● What you will do
In the material below, the lines containing the word "with" are required; copy each of them.
═══ Data in this exercise ═══
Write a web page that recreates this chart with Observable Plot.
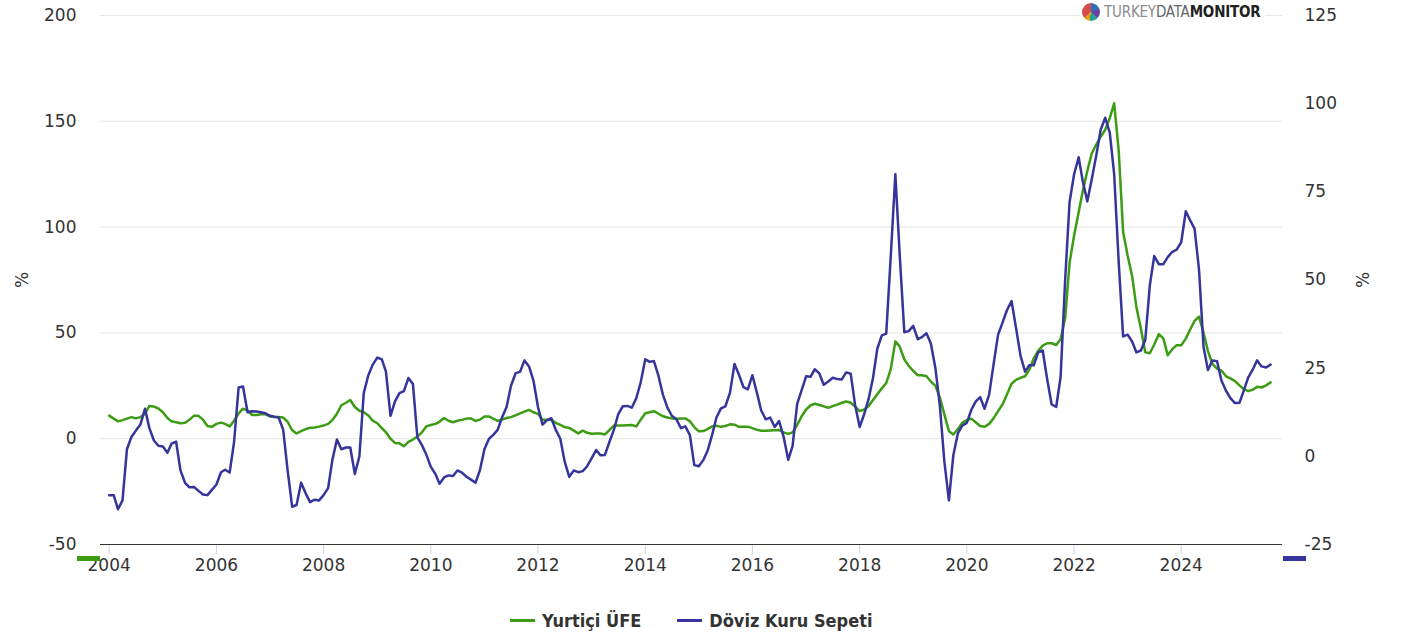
<!DOCTYPE html>
<html>
<head>
<meta charset="utf-8">
<script src="https://cdn.jsdelivr.net/npm/d3@7"></script>
<script src="https://cdn.jsdelivr.net/npm/@observablehq/plot@0.6"></script>
<style>
  body { margin: 0; background: #fff; font-family: "DejaVu Sans", sans-serif; }
  #wrap { position: relative; width: 1403px; height: 638px; overflow: hidden; }
  #legend { position: absolute; left: 510px; top: 608px; height: 24px; display: flex; align-items: center;
            font-weight: bold; font-size: 18px; font-stretch: condensed; color: #333; white-space: nowrap; }
  .sw { display: inline-block; width: 25px; height: 3px; margin-right: 7px; }
  .gap { display: inline-block; width: 36px; }
  #logo { position: absolute; left: 1080px; top: 2px; height: 20px; display: flex; align-items: center;
          background: #fff; padding: 0 4px 0 2px; font-size: 15px; font-stretch: condensed; letter-spacing: -0.2px; }
  #pie { width: 18px; height: 18px; border-radius: 50%; margin-right: 4px;
         background: conic-gradient(#2f6fb5 0 70deg, #6b3fa0 70deg 130deg, #2aa198 130deg 190deg, #e3a21a 190deg 230deg, #d94b4b 230deg 360deg); }
  .bar { position: absolute; top: 556px; width: 23px; height: 5px; }
</style>
</head>
<body>
<div id="wrap">
  <div id="chart"></div>
  <div id="logo"><div id="pie"></div><span style="color:#8a8a8a">TURKEY</span><span style="color:#666">DATA</span><span style="color:#222;font-weight:bold">MONITOR</span></div>
  <div class="bar" style="left:77px;background:#3c9c14"></div>
  <div class="bar" style="left:1283px;background:#35359b"></div>
  <div id="legend">
    <span class="sw" style="background:#3c9c14"></span><span>Yurtiçi ÜFE</span>
    <span class="gap"></span>
    <span class="sw" style="background:#35359b"></span><span>Döviz Kuru Sepeti</span>
  </div>
</div>
<script>
// Monthly series, Jan 2004 – Sep 2025
const seriesNames = ["Yurtiçi ÜFE", "Döviz Kuru Sepeti"];
const firstMonth = "2004-01-01";

// Yurtiçi ÜFE, annual % (left axis)
const ufe = [
  10.9, 9.5, 8.2, 8.8, 9.5, 10.2, 9.6, 10.2, 11.8, 15.5, 15.2, 14.3,
  12.5, 9.8, 8.2, 7.8, 7.3, 7.5, 9.0, 10.8, 10.8, 9.0, 6.0, 5.6,
  7.0, 7.6, 7.0, 5.8, 8.5, 12.0, 14.2, 13.3, 11.2, 11.2, 11.6, 11.5,
  10.5, 10.2, 10.2, 10.0, 8.0, 4.0, 2.5, 3.6, 4.5, 5.2, 5.3, 5.7,
  6.2, 7.0, 8.8, 11.8, 15.8, 17.0, 18.3, 15.0, 13.2, 12.5, 11.0, 8.5,
  7.3, 5.0, 3.0, 0.0, -2.0, -2.2, -3.6, -1.5, -0.4, 1.0, 3.0, 5.8,
  6.5, 7.0, 8.0, 9.8, 8.5, 7.8, 8.5, 8.9, 9.5, 9.6, 8.4, 9.0,
  10.5, 10.5, 9.5, 8.4, 9.0, 9.8, 10.2, 11.0, 12.0, 12.8, 13.6, 12.5,
  11.7, 9.0, 8.9, 8.9, 7.5, 6.5, 5.5, 5.1, 3.8, 2.5, 3.8, 2.8,
  2.3, 2.4, 2.5, 2.0, 4.0, 6.2, 6.2, 6.2, 6.4, 6.5, 5.8, 9.0,
  12.0, 12.5, 13.0, 11.8, 10.6, 10.0, 9.6, 9.4, 9.6, 9.6, 8.2, 5.5,
  3.5, 3.6, 4.5, 5.8, 6.1, 5.6, 6.0, 6.8, 6.6, 5.6, 5.6, 5.7,
  5.0, 4.2, 3.8, 3.8, 3.9, 4.0, 4.1, 3.0, 2.3, 3.0, 6.5, 10.5,
  13.8, 15.8, 16.5, 15.9, 15.3, 14.6, 15.4, 16.1, 17.0, 17.6, 17.0, 15.2,
  13.0, 13.8, 15.3, 18.2, 21.0, 23.8, 26.3, 33.0, 46.0, 43.5, 37.5, 34.5,
  32.0, 30.0, 30.0, 29.5, 27.0, 25.0, 19.5, 11.5, 3.5, 2.0, 4.5, 7.5,
  8.8, 9.4, 7.8, 6.0, 5.6, 7.0, 9.6, 13.0, 16.3, 21.0, 26.0, 27.8,
  28.8, 29.5, 32.5, 38.0, 41.5, 44.0, 45.1, 45.1, 44.3, 47.0, 57.0, 83.0,
  96.0, 107.0, 117.0, 126.5, 134.8, 139.0, 142.7, 146.0, 151.5, 158.5, 136.0, 97.7,
  86.5, 76.6, 62.4, 52.1, 40.8, 40.4, 44.5, 49.4, 47.4, 39.4, 42.3, 44.2,
  44.2, 47.3, 51.5, 55.7, 57.7, 50.1, 41.4, 35.2, 33.1, 32.2, 29.5, 28.5,
  27.2, 25.2, 23.5, 22.5, 23.1, 24.5, 24.2, 25.2, 26.6
];

// Döviz Kuru Sepeti, annual % (right axis)
const doviz = [
  -11.0, -11.0, -15.0, -12.5, 2.0, 5.5, 7.3, 9.0, 13.5, 8.0, 4.5, 3.0,
  2.8, 1.0, 3.6, 4.2, -4.0, -7.5, -8.8, -8.7, -9.8, -10.8, -11.0, -9.5,
  -8.0, -4.5, -3.8, -4.6, 4.0, 19.5, 19.8, 12.5, 12.8, 12.7, 12.5, 12.2,
  11.5, 11.2, 11.0, 7.5, -4.0, -14.3, -13.8, -7.5, -10.5, -13.0, -12.3, -12.5,
  -11.0, -9.0, -1.0, 4.8, 2.0, 2.5, 2.5, -5.0, 0.0, 18.0, 23.0, 26.0,
  28.0, 27.5, 24.0, 11.5, 15.5, 17.9, 18.5, 22.2, 20.5, 5.4, 3.2, 0.5,
  -3.0, -5.0, -7.8, -6.0, -5.4, -5.6, -4.0, -4.6, -5.8, -6.6, -7.5, -4.0,
  2.0, 5.0, 6.0, 7.5, 11.0, 14.0, 20.0, 23.5, 24.0, 27.2, 25.5, 21.5,
  14.0, 9.0, 10.2, 10.8, 7.5, 5.0, -1.5, -5.8, -4.0, -4.5, -4.2, -2.8,
  -0.5, 1.8, 0.3, 0.4, 4.0, 7.5, 12.0, 14.2, 14.3, 13.8, 16.5, 21.0,
  27.5, 26.8, 27.0, 22.8, 17.5, 13.8, 11.5, 10.5, 8.0, 8.5, 6.0, -2.5,
  -2.8, -1.0, 1.5, 6.0, 11.0, 13.6, 14.2, 18.0, 26.2, 23.2, 19.6, 19.0,
  23.0, 18.0, 13.0, 10.5, 11.0, 8.3, 10.0, 5.5, -1.0, 3.0, 14.9, 18.7,
  22.7, 22.6, 24.7, 23.5, 20.3, 21.2, 22.3, 21.9, 21.8, 23.8, 23.4, 14.5,
  8.3, 12.0, 16.0, 22.0, 30.5, 34.3, 34.8, 57.0, 80.0, 57.0, 35.2, 35.5,
  37.0, 33.2, 33.8, 34.9, 32.0, 25.0, 14.5, -1.5, -12.5, 0.3, 6.5, 8.7,
  9.5, 13.2, 15.5, 16.8, 13.5, 17.5, 26.0, 34.5, 38.0, 41.5, 44.0, 36.5,
  28.5, 24.0, 25.8, 25.8, 29.5, 30.0, 22.0, 14.7, 14.0, 22.5, 50.0, 72.0,
  80.0, 84.8, 78.0, 72.3, 78.5, 85.3, 92.6, 96.0, 91.8, 80.0, 55.0, 34.0,
  34.5, 32.5, 29.5, 30.0, 33.0, 48.5, 56.8, 54.5, 54.5, 56.5, 58.0, 58.6,
  60.7, 69.5, 67.0, 64.5, 53.0, 31.0, 24.5, 27.2, 27.0, 21.5, 18.6, 16.5,
  15.1, 15.2, 18.5, 22.3, 24.5, 27.2, 25.5, 25.2, 26.0
];

const leftTicks = [-50, 0, 50, 100, 150, 200];
const rightTicks = [-25, 0, 25, 50, 75, 100, 125];
const xTickYears = [2004, 2006, 2008, 2010, 2012, 2014, 2016, 2018, 2020, 2022, 2024];

// right axis [-25,125] shares the frame with left axis [-50,200]
const toLeft = r => -50 + (r + 25) * 250 / 150;
const toRight = l => (l + 50) * 150 / 250 - 25;

const start = new Date(firstMonth);
const dates = d3.utcMonth.range(start, d3.utcMonth.offset(start, ufe.length));
const rows = dates.map((d, i) => ({date: d, ufe: ufe[i], doviz: doviz[i]}));

const chart = Plot.plot({
  width: 1403,
  height: 590,
  marginLeft: 100,
  marginRight: 121,
  marginTop: 15,
  marginBottom: 46,
  style: {fontFamily: "DejaVu Sans, sans-serif", fontSize: "17px", color: "#333", background: "#fff"},
  x: {type: "utc", domain: [new Date(Date.UTC(2003, 10, 3)), new Date(Date.UTC(2025, 10, 21))]},
  y: {domain: [-50, 200]},
  marks: [
    Plot.gridY([0, 50, 100, 150, 200], {stroke: "#e6e6e6", strokeOpacity: 1}),
    Plot.axisX(xTickYears.map(y => new Date(Date.UTC(y, 0, 1))), {
      tickFormat: "%Y", tickSize: 10, tickPadding: 4, stroke: "#ccd6eb", fill: "#333", label: null
    }),
    Plot.ruleY([-50], {stroke: "#333", strokeWidth: 1.2}),
    Plot.axisY(leftTicks, {
      anchor: "left", tickSize: 0, tickPadding: 24, tickFormat: d => String(d), fill: "#333",
      label: "%", labelAnchor: "center", labelOffset: 85, labelArrow: "none"
    }),
    Plot.axisY(rightTicks.map(toLeft), {
      anchor: "right", tickSize: 0, tickPadding: 22, fill: "#333",
      tickFormat: d => String(Math.round(toRight(d))),
      label: "%", labelAnchor: "center", labelOffset: 86, labelArrow: "none"
    }),
    Plot.lineY(rows, {x: "date", y: "ufe", stroke: "#3c9c14", strokeWidth: 2.5}),
    Plot.lineY(rows, {x: "date", y: r => toLeft(r.doviz), stroke: "#35359b", strokeWidth: 2.5})
  ]
});
document.getElementById("chart").appendChild(chart);
</script>
</body>
</html>
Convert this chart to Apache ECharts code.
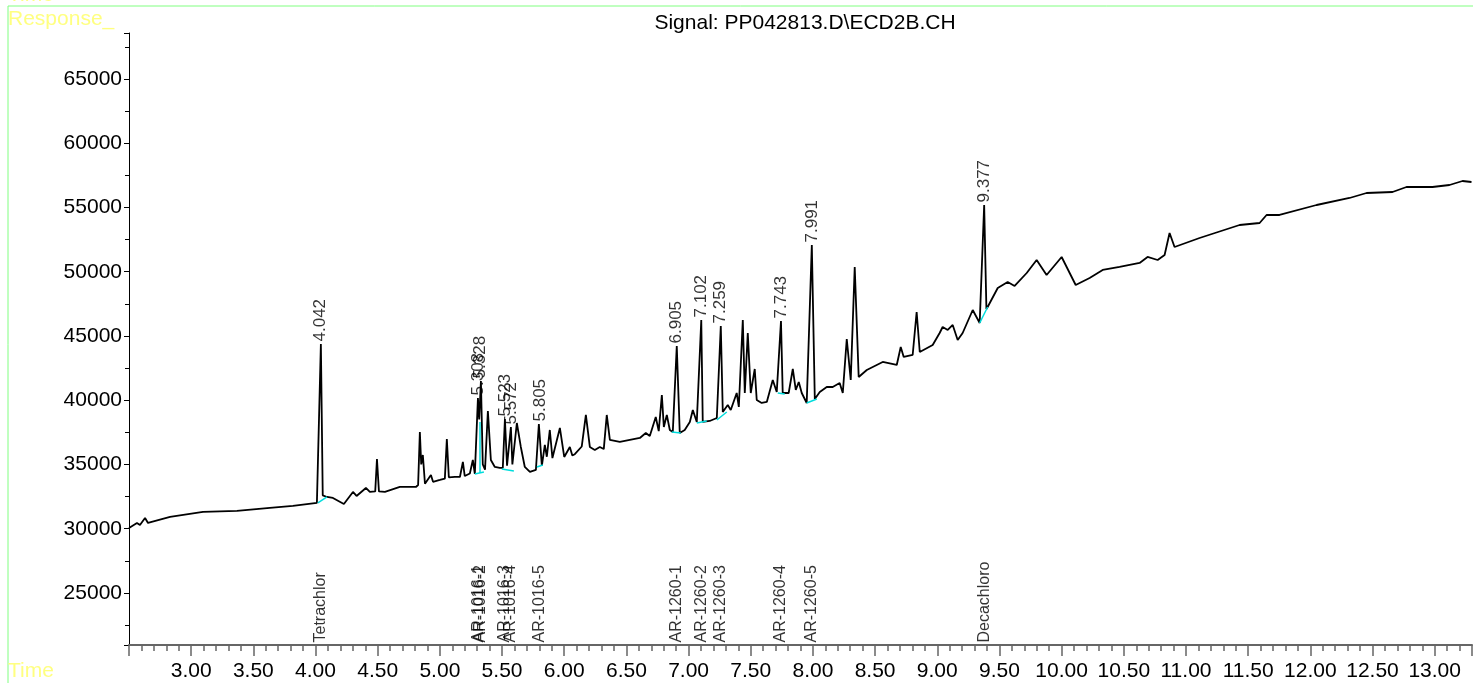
<!DOCTYPE html>
<html>
<head>
<meta charset="utf-8">
<script src="https://cdn.jsdelivr.net/npm/echarts@6/dist/echarts.min.js"></script>
<style>
html, body { margin: 0; padding: 0; background: #fff; }
#chart { width: 1473px; height: 683px; }
</style>
</head>
<body>
<div id="chart"></div>
<script>
// retention time (min) and detector response
var times = [
  2.500, 2.564, 2.588, 2.629, 2.653, 2.830, 3.095, 3.368, 3.633, 3.818,
  4.011, 4.027, 4.043, 4.058, 4.092, 4.140, 4.228, 4.301, 4.330, 4.405,
  4.437, 4.480, 4.494, 4.510, 4.558, 4.678, 4.807, 4.825, 4.839, 4.850,
  4.863, 4.880, 4.895, 4.928, 4.945, 5.000, 5.040, 5.056, 5.072, 5.121,
  5.161, 5.185, 5.200, 5.241, 5.265, 5.281, 5.306, 5.316, 5.330, 5.345,
  5.363, 5.386, 5.410, 5.442, 5.482, 5.506, 5.523, 5.540, 5.571, 5.583,
  5.619, 5.651, 5.683, 5.724, 5.772, 5.796, 5.820, 5.844, 5.860, 5.884,
  5.905, 5.965, 6.000, 6.045, 6.065, 6.085, 6.141, 6.174, 6.206, 6.246,
  6.286, 6.318, 6.342, 6.367, 6.447, 6.608, 6.656, 6.688, 6.736, 6.760,
  6.785, 6.801, 6.825, 6.849, 6.873, 6.905, 6.929, 6.969, 7.010, 7.034,
  7.066, 7.102, 7.114, 7.170, 7.227, 7.259, 7.275, 7.315, 7.339, 7.387,
  7.404, 7.436, 7.452, 7.476, 7.500, 7.532, 7.548, 7.588, 7.629, 7.677,
  7.709, 7.743, 7.757, 7.805, 7.838, 7.862, 7.886, 7.910, 7.950, 7.991,
  8.015, 8.055, 8.111, 8.159, 8.215, 8.240, 8.272, 8.304, 8.336, 8.368,
  8.433, 8.561, 8.674, 8.706, 8.730, 8.802, 8.834, 8.859, 8.963, 9.019,
  9.043, 9.084, 9.124, 9.164, 9.204, 9.285, 9.341, 9.377, 9.395, 9.405,
  9.486, 9.566, 9.622, 9.719, 9.799, 9.879, 10.000, 10.113, 10.225, 10.330,
  10.466, 10.627, 10.691, 10.772, 10.828, 10.868, 10.908, 11.109, 11.431, 11.592,
  11.648, 11.752, 12.050, 12.315, 12.452, 12.661, 12.773, 12.982, 13.119, 13.224,
  13.296
];
var responses = [
  30058, 30447, 30292, 30837, 30447, 30914, 31303, 31381, 31615, 31770,
  32004, 32000, 44377, 32600, 32471, 32393, 31926, 32860, 32550, 33171,
  32860, 32900, 35428, 32900, 32860, 33250, 33249, 33400, 37529, 35000,
  35739, 33500, 33560, 34183, 33650, 33794, 33900, 36984, 34000, 34027,
  34027, 35194, 34100, 34300, 35350, 34261, 40175, 38500, 41500, 35000,
  34600, 39163, 35350, 34805, 34728, 34728, 38541, 34900, 37918, 35000,
  38229, 36362, 34805, 34416, 34572, 38152, 34883, 36517, 35600, 37685,
  35500, 37840, 35584, 36362, 35700, 35800, 36400, 38852, 36362, 36128,
  36362, 36200, 38852, 36906, 36751, 37062, 37451, 37218, 38696, 37600,
  40408, 37918, 38852, 37685, 37529, 44222, 37451, 37685, 38307, 39241,
  38307, 46245, 38307, 38385, 38619, 45778, 39085, 39630, 39241, 40564,
  39475, 46245, 40564, 45233, 40564, 42432, 40019, 39786, 39864, 41576,
  40642, 46167, 40564, 40564, 42432, 40797, 41420, 40564, 39786, 52081,
  40097, 40642, 41031, 41031, 41342, 40564, 44766, 41576, 50369, 41809,
  42354, 42976, 42743, 44144, 43366, 43521, 46867, 43755, 44299, 45233,
  45700, 45467, 45856, 44688, 45233, 47023, 46011, 55194, 47100, 47257,
  48735, 49202, 48891, 49902, 50914, 49747, 51148, 48969, 49513, 50136,
  50370, 50681, 51148, 50914, 51303, 53015, 51926, 52626, 53638, 53793,
  54416, 54416, 55194, 55739, 56128, 56206, 56595, 56595, 56751, 57062,
  56984
];

// integrated peaks
var peakTimes  = [4.042, 5.308, 5.328, 5.523, 5.572, 5.805, 6.905, 7.102, 7.259, 7.743, 7.991, 9.377];
var peakHeights = [44377, 40175, 41500, 38541, 37918, 38152, 44222, 46245, 45778, 46167, 52081, 55194];

// compound names shown along the bottom
var compoundTimes = [4.042, 5.308, 5.328, 5.523, 5.572, 5.805, 6.905, 7.102, 7.259, 7.743, 7.991, 9.377];
var compoundNames = ['Tetrachlor', 'AR-1016-1', 'AR-1016-2', 'AR-1016-3', 'AR-1016-4', 'AR-1016-5',
  'AR-1260-1', 'AR-1260-2', 'AR-1260-3', 'AR-1260-4', 'AR-1260-5', 'Decachloro'];

// integration baselines: [startTime, startResp, endTime, endResp]
var baselines = [
  [4.019, 32004, 4.092, 32471],
  [5.281, 34261, 5.354, 34416],
  [5.322, 34340, 5.322, 38300],
  [5.498, 34650, 5.595, 34500],
  [5.780, 34805, 5.828, 34960],
  [6.865, 37529, 6.937, 37451],
  [7.066, 38229, 7.146, 38385],
  [7.227, 38463, 7.307, 39085],
  [7.717, 40564, 7.773, 40486],
  [7.950, 39786, 8.031, 40097],
  [9.341, 46011, 9.405, 47257]
];

var xMin = 2.5, xMax = 13.3;
var yMin = 20950, yMax = 68580;
var font = 'Liberation Sans, Arial, sans-serif';

var chart = echarts.init(document.getElementById('chart'));

var option = {
  animation: false,
  backgroundColor: '#fff',
  title: {
    text: 'Signal: PP042813.D\\ECD2B.CH',
    left: 800,
    top: 8,
    textAlign: 'center',
    textStyle: { fontFamily: font, fontSize: 21, fontWeight: 'normal', color: '#000' }
  },
  grid: { left: 129, right: 1, top: 33, bottom: 38, containLabel: false, outerBoundsMode: 'none' },
  xAxis: {
    type: 'value',
    min: xMin,
    max: xMax,
    interval: 0.5,
    axisLine: { lineStyle: { color: '#666', width: 2 } },
    axisTick: { length: 11, lineStyle: { color: '#666', width: 1.5 } },
    minorTick: { show: true, splitNumber: 5, length: 6, lineStyle: { color: '#666', width: 1.5 } },
    splitLine: { show: false },
    axisLabel: {
      fontFamily: font, fontSize: 21, color: '#000', margin: 16,
      showMinLabel: false, showMaxLabel: false,
      formatter: function (v) { return v.toFixed(2); }
    }
  },
  yAxis: {
    type: 'value',
    min: yMin,
    max: yMax,
    splitNumber: 10,
    axisLine: { show: true, lineStyle: { color: '#000', width: 1 } },
    axisTick: { show: true, length: 5, lineStyle: { color: '#000' } },
    minorTick: { show: true, splitNumber: 2, length: 4, lineStyle: { color: '#000' } },
    splitLine: { show: false },
    axisLabel: {
      fontFamily: font, fontSize: 21, color: '#000', margin: 7,
      showMinLabel: false, showMaxLabel: false,
      formatter: function (v) { return String(v); }
    }
  },
  graphic: [
    { type: 'line', shape: { x1: 8, y1: 6, x2: 1473, y2: 6 }, style: { stroke: '#80ff80', lineWidth: 1 } },
    { type: 'line', shape: { x1: 8, y1: 6, x2: 8, y2: 683 }, style: { stroke: '#80ff80', lineWidth: 1 } },
    { type: 'text', left: 8, top: -15, style: { text: 'Time', fill: '#ffff80', font: '21px ' + font } },
    { type: 'text', left: 8, top: 9, style: { text: 'Response_', fill: '#ffff80', font: '21px ' + font } },
    { type: 'text', left: 8, top: 661, style: { text: 'Time', fill: '#ffff80', font: '21px ' + font } }
  ],
  series: [
    {
      type: 'line',
      data: times.map(function (t, i) { return [t, responses[i]]; }),
      showSymbol: false,
      lineStyle: { color: '#000', width: 1.8 },
      z: 3
    },
    {
      type: 'lines',
      coordinateSystem: 'cartesian2d',
      data: baselines.map(function (b) { return { coords: [[b[0], b[1]], [b[2], b[3]]] }; }),
      lineStyle: { color: '#00dcdc', width: 1.5, opacity: 1 },
      z: 4
    },
    {
      type: 'scatter',
      data: peakTimes.map(function (t, i) { return [t, peakHeights[i], t.toFixed(3)]; }),
      symbolSize: 1,
      itemStyle: { color: 'rgba(0,0,0,0)' },
      label: {
        show: true, position: 'top', distance: 2, rotate: 90, align: 'left', verticalAlign: 'middle',
        fontFamily: font, fontSize: 17, color: '#000',
        formatter: function (p) { return p.value[2]; }
      },
      z: 5
    },
    {
      type: 'scatter',
      data: compoundTimes.map(function (t, i) { return [t, yMin, compoundNames[i]]; }),
      symbolSize: 1,
      itemStyle: { color: 'rgba(0,0,0,0)' },
      label: {
        show: true, position: 'top', distance: 2, rotate: 90, align: 'left', verticalAlign: 'middle',
        fontFamily: font, fontSize: 16, color: '#000',
        formatter: function (p) { return p.value[2]; }
      },
      z: 5
    }
  ]
};

chart.setOption(option);
</script>
</body>
</html>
═══
● Exercise output
Write a web page that recreates this chart with Observable Plot.
// right axis [-25,125] shares the frame with left axis [-50,200]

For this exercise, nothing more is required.